National Audit Office Value for Money Report

  1. The Ministry of Defence (the Department) has reported to Parliament on its progress in procuring major defence equipment every year since 1984. Prior to 1991, much of the data submitted to Parliament was classified and, hence, our analyses of the key themes and trends were not published. The Major Projects Report 2005 is the fourteenth Report that we have published since the level of classification was reduced.
     
  2. The Major Projects Report 2005 covers cost, time and performance data for projects in the year ended 31 March 2005. We examined 30 defence equipment projects: 20 of the largest projects where the main investment decision to proceed had been taken by the Department; and ten projects still in the Assessment Phase. Six projects are new to the Major Projects Report, four in the main phase of procurement and two in the Assessment Phase. Part 1 of this report presents the overall performance of these projects and progress in implementing Smart Acquisition. Part 2 examines the Assessment Phase in more detail.
     
  3. The Department expects that, on the basis of Customer agreed metrics, its top 20 equipment projects will meet Key User Requirements but at a cost [Footnote 1]of 29 billion, some 10 per cent higher than the expected cost at approval. In the last year, forecast costs have decreased by 0.7 billion and project delays have increased by an average of two and a half months. Figure 1 summarises project cost and time changes in the last year. The decrease in forecast costs results mainly from changed requirements or reductions in the quantity or capability of equipment being procured.

    Figure 1 ("Analysis of project cost and time variance and movement since the Major Projects Report 2004.") is unavailable in this version of the executive summary
     
  4. There has been further progress on measures to improve performance within the Defence Procurement Agency and elsewhere in the Department. These improvements focus on the following areas: performance of key suppliers; the skills and development of staff; project and risk management; increased use of trade-offs between time, cost and capability of equipment; better joint working of those responsible for acquisition within the Department; and stronger project scrutiny at all levels. It will take some time before the full impact of these measures will be felt on the large and lengthy projects within the Major Projects Report but we may see improvements sooner in other projects. In 2004-05, the Defence Procurement Agency has achieved five out of its six key targets on equipment procurement across a wider spread of its projects and partly achieved the remaining target.
     
  5. In previous years, we have reported concerns about the outcome of the Assessment Phase with some projects running into forecast time and cost overruns soon after the main investment decision has been made by the Department. This year, we have examined a sample of projects in different parts of the procurement cycle and interviewed other stakeholders about their experiences of the Assessment Phase.
     
  6. We found that whilst the approach to the Assessment Phase has improved and the principles underpinning the Phase are better understood, more remains to be done to secure the desired improvements of more projects being delivered of the right quality, on time and to cost.
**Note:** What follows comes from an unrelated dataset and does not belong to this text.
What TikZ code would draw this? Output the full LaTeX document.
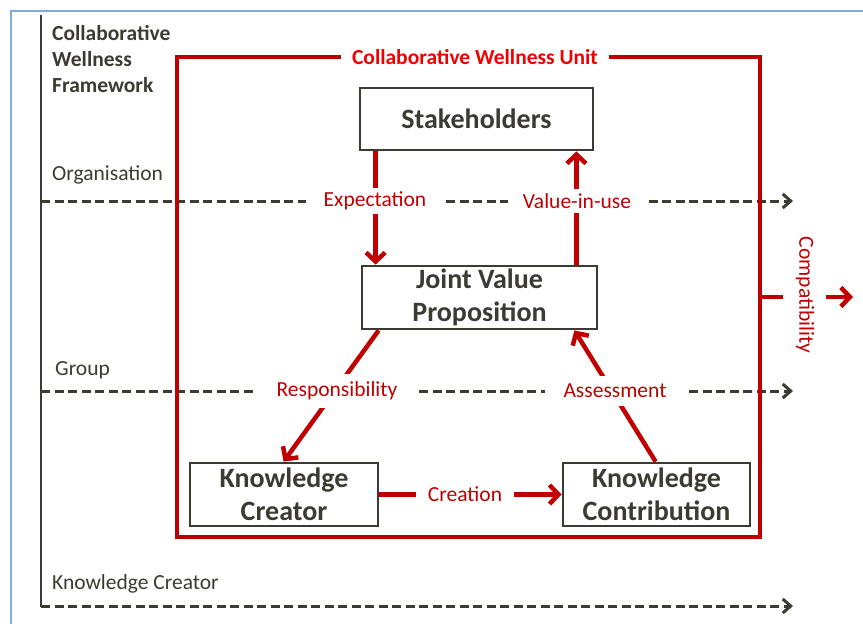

Practitioners have generally accepted and welcomed the aim that the outcome of the Assessment Phase should be a mature understanding of the future project and the associated risks, with those risks being quantified and mitigated where possible. However, practitioners did not always have a complete understanding of what constituted maturity for individual projects. There is also further to go in developing robust cost estimates for future projects but the Department has work in hand to achieve this through better use of cost modelling and historic cost data.

CONCLUSIONS AND RECOMMENDATIONS


The Assessment Phase


Defence equipment projects are widely different. They range from off-the-shelf arrangements to cutting edge technology developments; from the replacement of existing capability to the delivery of radically new capability; and from projects where the Department is the only procurer to complex international collaborative procurements. The urgency with which a new equipment capability may be required or the strength of industrial or other wider imperatives will also vary. Each project thus poses different risks and challenges, some of which it will be neither cost effective nor possible to mitigate fully in the Assessment Phase. To help ensure the cost-effective and timely delivery of mission critical equipments, the diversity of projects and motivations to progress them quickly need to be fully recognised when the main investment decision is made.

 The point when a project is mature enough for the main investment decision to be taken will look very different from one project to another dependent upon the perceived benefits of progressing the project quickly albeit with a greater level of recognised uncertainty and risk. The Department should clarify what is required to demonstrate maturity for different types of project. This definition should include: a clear statement of required best practice; and an articulation of the treatment of risk and appropriate ranges of cost and time estimates that are acceptable in the circumstances of individual projects. It is then for the Department to manage varying levels of risk and identified benefit on both the individual projects and at the aggregate level through its Equipment Programme.
 

  1.  [back from footnote 1] Excludes the costs of Typhoon which are commercially sensitive.